Stop or If Touched Orders? «

Stop or If Touched Orders?


Traders use combinations of independent orders to make their trades. For most markets, there are several different types of orders to choose from, and traders will choose the appropriate order type depending upon the trade that they are making. For example, a complete trade might consist of a market order for its entry, a stop market order for its stop loss, and a limit order for its target.

Knowing which order type to use in which situation is critical, as using the wrong type of order can have a big impact on how the trade is executed. Detailed information about the types of orders that are available, with descriptions of how each type of order is executed, can be found in my explanations of trading’s order types.

Placing Orders In Advance
Traders often need to place an order in advance of when they want the order to be executed. Exchanges usually process orders in the order that they are placed, so by placing an order in advance, a trader can make sure that their order is one of the first to be executed when the price that they want is available.

There are several different types of orders that can be used to place an order in advance. The most well known are limit orders, stop market orders (usually just known as stop orders), and stop limit orders, but these order types are not correct for every situation. Both market if touched orders, and limit if touched orders should be added to this list, as they are equally as important, and should be used just as often in the right situation.

Stop Market and Stop Limit Orders
Stop market and stop limit orders are used when a trader wants to execute an order at a specific price, but the market is not currently trading at that price. For example, if the market price is 55.06, a trader might place a stop limit order to buy at 56.00. If the market price trades at or above 56.00, the order will be executed, and will be filled at 56.00 (or better if a lower price is available).

However, due to the way that stop market and stop limit orders are executed, they only work correctly when the market price is on the correct side of the order price. For example, if a trader wants to buy at 110.00, and the market is currently trading below 110.00, a stop market or stop limit order will work as expected, but if the market was currently trading above 110.00, neither a stop market or stop limit order would be suitable.

Stop market and stop limit orders are the correct order types to use for breakout trades, where the trader only wants their order executed if the market trades past a particular price. An example of a trading system that could use stop market and stop limit orders for its entry is the Zero Line Cross trading system.

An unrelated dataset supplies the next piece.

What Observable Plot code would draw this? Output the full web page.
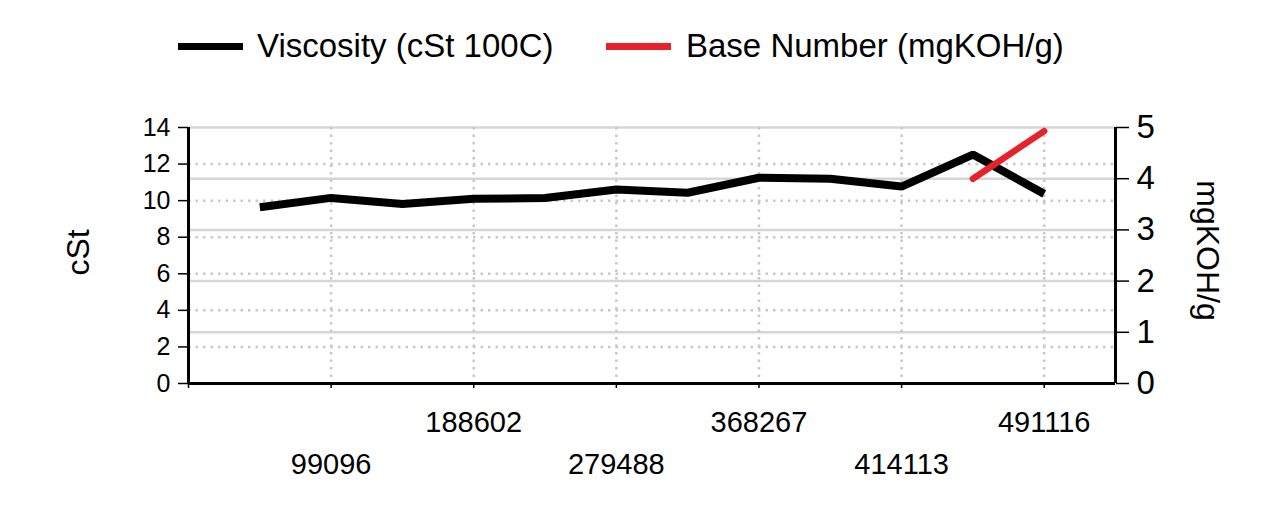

Market If Touched and Limit If Touched Orders
Market if touched and limit if touched orders are almost identical to stop market and stop limit orders, except that they are used when the market is currently trading on the opposite side of the order price. For example, if the market price is 63.26, a trader might place a stop limit order to buy at 63.00. If the market price trades at or below 63.00, the order will be executed, and will be filled at 63.00 (or better if a lower price is available).

Market if touched and limit if touched orders execute the opposite way from stop market and stop limit orders. For example, if a trader wanted to buy at 79.00, and the market was currently trading below 79.00, a stop market or stop limit order would be correct, but if the market was currently trading above 79.00, a market if touched or limit if touched order would be the correct order type to use.

Market if touched and limit if touched orders are the correct order types to use for bounce trades, where the trader only wants their order executed if the market trades back to a particular price. An example of a trading system that could use market if touched and limit if touched orders for its entry would be a variation of the Pivot Point Bounce trading system.

Trading Software
Most brokerage provided trading software (or order entry software) should include market if touched and limit if touched orders, but some third party trading software may not include these order types. When you are choosing your trading software, make sure that it includes all of the order types that you will need for your trading system.

Even trading software that includes the if touched order types, may need to be specifically configured to use an if touched order instead of a stop order. If you find that your trade entries are being executed when you do not expect them to, or are being filled at prices that do not make sense, check that your trading software is using the correct order type, as incorrectly using a stop order is often the cause.